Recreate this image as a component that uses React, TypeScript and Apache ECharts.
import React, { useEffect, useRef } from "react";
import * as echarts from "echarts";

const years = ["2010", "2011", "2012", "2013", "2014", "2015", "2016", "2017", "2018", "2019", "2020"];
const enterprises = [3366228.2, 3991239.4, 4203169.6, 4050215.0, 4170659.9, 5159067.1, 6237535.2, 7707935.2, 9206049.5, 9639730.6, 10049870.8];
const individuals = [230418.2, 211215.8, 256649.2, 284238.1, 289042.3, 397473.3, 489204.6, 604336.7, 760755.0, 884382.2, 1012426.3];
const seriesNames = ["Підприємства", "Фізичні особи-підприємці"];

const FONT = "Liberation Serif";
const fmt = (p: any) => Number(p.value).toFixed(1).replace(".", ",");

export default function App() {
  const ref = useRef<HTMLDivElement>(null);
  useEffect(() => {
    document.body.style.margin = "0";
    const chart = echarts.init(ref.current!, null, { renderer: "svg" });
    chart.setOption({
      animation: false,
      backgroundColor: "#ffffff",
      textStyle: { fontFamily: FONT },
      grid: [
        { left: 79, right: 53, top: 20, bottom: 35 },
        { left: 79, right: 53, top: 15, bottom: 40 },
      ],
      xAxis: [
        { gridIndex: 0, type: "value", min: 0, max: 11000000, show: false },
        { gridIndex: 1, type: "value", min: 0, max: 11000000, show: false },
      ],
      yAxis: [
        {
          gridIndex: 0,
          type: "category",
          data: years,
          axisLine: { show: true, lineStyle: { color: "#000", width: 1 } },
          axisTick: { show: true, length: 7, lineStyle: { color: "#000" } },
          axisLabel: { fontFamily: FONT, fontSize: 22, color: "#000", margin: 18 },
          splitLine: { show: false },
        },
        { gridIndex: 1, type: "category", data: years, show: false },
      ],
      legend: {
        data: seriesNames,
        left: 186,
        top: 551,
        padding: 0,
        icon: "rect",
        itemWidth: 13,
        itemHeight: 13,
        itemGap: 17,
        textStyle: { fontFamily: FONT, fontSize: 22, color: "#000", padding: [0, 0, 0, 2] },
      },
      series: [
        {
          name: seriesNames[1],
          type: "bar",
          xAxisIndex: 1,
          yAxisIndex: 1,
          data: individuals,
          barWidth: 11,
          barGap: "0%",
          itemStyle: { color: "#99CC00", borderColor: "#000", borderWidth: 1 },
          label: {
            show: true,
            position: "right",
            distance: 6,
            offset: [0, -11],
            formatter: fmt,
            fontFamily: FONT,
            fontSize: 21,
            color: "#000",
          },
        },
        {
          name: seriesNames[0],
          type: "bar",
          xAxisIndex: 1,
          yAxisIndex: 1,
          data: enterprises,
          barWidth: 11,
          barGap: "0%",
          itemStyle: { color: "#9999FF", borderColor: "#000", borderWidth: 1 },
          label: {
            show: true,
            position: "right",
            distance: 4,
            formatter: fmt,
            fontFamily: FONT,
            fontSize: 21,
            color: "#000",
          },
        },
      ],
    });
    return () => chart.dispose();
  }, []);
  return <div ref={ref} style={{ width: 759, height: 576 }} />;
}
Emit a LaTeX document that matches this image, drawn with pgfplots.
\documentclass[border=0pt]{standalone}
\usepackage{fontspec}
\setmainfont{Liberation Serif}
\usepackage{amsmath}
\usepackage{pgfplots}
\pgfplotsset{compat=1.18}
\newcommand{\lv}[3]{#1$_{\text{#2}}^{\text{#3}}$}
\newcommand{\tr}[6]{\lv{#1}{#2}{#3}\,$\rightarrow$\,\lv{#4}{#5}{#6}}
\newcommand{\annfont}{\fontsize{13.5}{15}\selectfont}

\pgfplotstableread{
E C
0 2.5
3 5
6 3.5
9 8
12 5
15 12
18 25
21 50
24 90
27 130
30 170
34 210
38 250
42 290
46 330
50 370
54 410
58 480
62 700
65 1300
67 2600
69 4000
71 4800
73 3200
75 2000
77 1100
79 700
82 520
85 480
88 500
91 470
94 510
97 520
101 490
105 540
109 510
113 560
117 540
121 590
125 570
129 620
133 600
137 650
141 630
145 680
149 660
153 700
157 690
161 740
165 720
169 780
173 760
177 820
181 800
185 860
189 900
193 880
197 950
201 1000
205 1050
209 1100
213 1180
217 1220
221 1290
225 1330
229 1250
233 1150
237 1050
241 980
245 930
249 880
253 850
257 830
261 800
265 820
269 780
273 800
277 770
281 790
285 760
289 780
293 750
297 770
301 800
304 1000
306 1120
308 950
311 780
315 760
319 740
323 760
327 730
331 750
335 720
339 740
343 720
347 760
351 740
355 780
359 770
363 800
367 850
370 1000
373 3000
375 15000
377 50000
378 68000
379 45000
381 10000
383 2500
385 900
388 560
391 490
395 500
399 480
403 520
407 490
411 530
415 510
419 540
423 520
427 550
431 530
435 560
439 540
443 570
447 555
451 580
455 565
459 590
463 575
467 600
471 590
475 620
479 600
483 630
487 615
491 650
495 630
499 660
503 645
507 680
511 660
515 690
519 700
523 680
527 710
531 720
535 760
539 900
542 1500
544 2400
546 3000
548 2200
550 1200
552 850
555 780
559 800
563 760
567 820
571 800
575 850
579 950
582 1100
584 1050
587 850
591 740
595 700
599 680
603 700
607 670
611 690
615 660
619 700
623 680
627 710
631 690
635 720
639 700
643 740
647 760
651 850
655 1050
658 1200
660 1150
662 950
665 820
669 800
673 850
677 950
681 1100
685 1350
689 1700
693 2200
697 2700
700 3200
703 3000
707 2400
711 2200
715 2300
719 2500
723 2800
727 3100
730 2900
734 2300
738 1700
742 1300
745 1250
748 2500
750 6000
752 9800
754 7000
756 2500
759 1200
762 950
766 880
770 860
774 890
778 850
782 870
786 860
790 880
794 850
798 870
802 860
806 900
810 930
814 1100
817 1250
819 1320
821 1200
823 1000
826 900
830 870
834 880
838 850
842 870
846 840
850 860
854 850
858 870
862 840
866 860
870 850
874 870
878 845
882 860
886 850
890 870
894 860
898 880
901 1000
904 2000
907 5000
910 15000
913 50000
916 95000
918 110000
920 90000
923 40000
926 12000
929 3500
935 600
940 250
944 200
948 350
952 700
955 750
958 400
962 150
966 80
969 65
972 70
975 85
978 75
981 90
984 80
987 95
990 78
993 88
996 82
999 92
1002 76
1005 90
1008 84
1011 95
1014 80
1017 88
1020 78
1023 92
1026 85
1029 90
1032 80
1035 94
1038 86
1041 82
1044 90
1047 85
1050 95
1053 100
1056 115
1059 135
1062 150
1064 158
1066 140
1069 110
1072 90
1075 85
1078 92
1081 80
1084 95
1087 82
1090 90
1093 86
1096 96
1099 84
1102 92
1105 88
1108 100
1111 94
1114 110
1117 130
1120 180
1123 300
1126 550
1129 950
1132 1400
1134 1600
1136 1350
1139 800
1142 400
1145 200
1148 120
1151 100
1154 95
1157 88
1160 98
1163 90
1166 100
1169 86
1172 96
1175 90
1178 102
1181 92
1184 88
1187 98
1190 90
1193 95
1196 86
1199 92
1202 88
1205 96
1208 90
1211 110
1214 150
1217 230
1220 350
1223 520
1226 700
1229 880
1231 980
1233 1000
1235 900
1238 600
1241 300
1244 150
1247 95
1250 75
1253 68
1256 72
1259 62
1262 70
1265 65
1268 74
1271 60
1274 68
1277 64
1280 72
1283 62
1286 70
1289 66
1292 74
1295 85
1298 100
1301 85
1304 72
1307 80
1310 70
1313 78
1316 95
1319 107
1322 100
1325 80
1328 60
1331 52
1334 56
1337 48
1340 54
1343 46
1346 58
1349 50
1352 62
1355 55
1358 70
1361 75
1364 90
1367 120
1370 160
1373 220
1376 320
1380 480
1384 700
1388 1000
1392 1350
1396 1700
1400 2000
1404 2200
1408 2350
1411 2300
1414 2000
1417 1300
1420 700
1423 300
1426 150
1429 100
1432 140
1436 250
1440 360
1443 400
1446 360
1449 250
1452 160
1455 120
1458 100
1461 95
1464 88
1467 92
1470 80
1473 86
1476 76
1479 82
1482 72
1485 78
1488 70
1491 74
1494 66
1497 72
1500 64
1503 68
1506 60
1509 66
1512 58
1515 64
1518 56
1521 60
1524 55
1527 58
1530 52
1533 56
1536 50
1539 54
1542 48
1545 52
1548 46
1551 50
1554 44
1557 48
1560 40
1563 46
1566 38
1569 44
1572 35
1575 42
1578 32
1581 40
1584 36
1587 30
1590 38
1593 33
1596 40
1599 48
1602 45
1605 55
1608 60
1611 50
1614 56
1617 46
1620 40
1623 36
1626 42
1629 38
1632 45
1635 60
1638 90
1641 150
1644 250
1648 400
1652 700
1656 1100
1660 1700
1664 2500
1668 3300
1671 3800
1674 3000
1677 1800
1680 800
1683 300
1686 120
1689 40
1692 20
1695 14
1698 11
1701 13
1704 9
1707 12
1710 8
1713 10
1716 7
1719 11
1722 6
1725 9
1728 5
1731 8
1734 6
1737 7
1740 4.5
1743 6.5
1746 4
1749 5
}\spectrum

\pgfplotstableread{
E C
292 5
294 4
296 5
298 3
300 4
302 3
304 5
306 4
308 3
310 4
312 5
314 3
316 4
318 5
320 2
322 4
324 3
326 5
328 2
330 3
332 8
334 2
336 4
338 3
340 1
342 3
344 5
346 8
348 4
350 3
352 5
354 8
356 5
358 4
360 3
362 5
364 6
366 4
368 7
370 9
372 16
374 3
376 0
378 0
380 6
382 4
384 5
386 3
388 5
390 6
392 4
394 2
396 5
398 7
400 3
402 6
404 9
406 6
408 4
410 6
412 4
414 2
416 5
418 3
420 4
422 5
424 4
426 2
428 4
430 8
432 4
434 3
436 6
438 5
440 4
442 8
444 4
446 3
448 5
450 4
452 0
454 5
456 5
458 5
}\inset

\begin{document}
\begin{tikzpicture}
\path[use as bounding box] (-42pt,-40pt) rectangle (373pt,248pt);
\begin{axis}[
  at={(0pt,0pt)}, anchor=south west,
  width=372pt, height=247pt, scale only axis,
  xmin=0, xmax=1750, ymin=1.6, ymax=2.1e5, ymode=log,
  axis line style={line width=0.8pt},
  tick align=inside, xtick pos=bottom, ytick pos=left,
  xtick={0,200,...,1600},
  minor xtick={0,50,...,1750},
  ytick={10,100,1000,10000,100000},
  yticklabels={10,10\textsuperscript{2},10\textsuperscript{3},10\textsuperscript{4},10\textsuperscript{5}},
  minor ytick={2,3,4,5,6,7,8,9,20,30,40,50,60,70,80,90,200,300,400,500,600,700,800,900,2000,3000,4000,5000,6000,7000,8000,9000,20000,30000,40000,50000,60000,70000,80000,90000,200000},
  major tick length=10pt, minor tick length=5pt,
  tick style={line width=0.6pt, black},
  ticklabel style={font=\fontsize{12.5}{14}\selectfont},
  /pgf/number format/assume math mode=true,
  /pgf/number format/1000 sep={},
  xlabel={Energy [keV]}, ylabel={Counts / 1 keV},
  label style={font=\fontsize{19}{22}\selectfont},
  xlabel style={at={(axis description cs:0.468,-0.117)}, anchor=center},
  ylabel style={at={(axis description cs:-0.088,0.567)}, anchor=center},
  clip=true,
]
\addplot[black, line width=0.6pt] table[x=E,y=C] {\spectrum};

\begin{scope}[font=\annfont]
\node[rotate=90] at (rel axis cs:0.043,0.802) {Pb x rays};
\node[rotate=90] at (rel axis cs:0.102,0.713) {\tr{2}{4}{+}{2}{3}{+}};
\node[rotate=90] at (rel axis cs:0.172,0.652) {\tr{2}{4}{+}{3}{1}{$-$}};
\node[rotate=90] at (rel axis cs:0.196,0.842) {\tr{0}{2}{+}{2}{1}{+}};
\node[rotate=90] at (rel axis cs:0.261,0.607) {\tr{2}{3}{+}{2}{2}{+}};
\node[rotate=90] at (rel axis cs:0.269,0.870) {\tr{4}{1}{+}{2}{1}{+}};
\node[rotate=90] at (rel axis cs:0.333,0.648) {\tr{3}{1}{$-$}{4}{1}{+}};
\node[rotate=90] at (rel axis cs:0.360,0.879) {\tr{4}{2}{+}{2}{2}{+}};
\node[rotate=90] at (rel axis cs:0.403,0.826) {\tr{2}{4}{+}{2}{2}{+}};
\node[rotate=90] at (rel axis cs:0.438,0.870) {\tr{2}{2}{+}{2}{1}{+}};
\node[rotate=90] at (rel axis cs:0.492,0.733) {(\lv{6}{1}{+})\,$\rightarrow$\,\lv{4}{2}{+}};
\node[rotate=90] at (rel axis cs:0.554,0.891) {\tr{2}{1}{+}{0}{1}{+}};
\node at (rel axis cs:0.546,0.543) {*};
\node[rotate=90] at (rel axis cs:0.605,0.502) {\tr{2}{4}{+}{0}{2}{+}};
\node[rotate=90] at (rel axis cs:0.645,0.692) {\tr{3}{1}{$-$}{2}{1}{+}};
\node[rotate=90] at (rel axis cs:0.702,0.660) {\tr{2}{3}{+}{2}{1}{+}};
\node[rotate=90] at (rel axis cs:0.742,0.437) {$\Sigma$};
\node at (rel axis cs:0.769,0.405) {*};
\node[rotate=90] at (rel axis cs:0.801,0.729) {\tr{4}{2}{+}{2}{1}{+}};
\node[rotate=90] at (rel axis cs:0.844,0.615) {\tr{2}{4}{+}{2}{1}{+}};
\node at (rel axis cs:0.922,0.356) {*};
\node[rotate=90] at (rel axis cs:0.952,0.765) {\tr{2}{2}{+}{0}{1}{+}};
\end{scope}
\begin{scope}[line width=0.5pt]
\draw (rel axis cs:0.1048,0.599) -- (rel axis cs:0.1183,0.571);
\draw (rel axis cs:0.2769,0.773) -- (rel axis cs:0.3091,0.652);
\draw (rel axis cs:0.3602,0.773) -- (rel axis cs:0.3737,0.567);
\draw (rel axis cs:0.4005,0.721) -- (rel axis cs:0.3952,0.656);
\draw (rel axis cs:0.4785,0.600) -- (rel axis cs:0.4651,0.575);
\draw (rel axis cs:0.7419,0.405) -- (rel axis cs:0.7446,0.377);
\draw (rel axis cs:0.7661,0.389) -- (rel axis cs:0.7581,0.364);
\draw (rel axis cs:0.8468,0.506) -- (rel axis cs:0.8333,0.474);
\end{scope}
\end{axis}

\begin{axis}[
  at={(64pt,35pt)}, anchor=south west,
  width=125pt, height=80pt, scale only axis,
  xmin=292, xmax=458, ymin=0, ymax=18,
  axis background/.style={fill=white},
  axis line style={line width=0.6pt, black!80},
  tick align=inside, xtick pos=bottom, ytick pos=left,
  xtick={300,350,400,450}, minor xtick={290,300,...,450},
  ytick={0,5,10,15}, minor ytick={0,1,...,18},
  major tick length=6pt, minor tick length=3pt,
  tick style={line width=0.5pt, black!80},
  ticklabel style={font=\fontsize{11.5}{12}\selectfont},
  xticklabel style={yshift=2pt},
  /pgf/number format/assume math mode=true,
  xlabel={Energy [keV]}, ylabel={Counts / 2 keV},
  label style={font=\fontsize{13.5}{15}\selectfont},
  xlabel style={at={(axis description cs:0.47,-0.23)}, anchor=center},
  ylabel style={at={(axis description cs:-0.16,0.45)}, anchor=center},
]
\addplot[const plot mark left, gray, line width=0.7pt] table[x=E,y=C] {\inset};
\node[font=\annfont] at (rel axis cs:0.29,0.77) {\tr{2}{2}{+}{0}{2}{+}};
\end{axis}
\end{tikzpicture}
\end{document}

=====

STATED PROBLEM ▸ Reproduce the records above exactly, from the first line through the line containing "import * as", and output nothing else.

SOLUTION TO THIS PROBLEM ▸
Recreate this image as a component that uses React, TypeScript and Apache ECharts.
import React, { useEffect, useRef } from "react";
import * as echarts from "echarts";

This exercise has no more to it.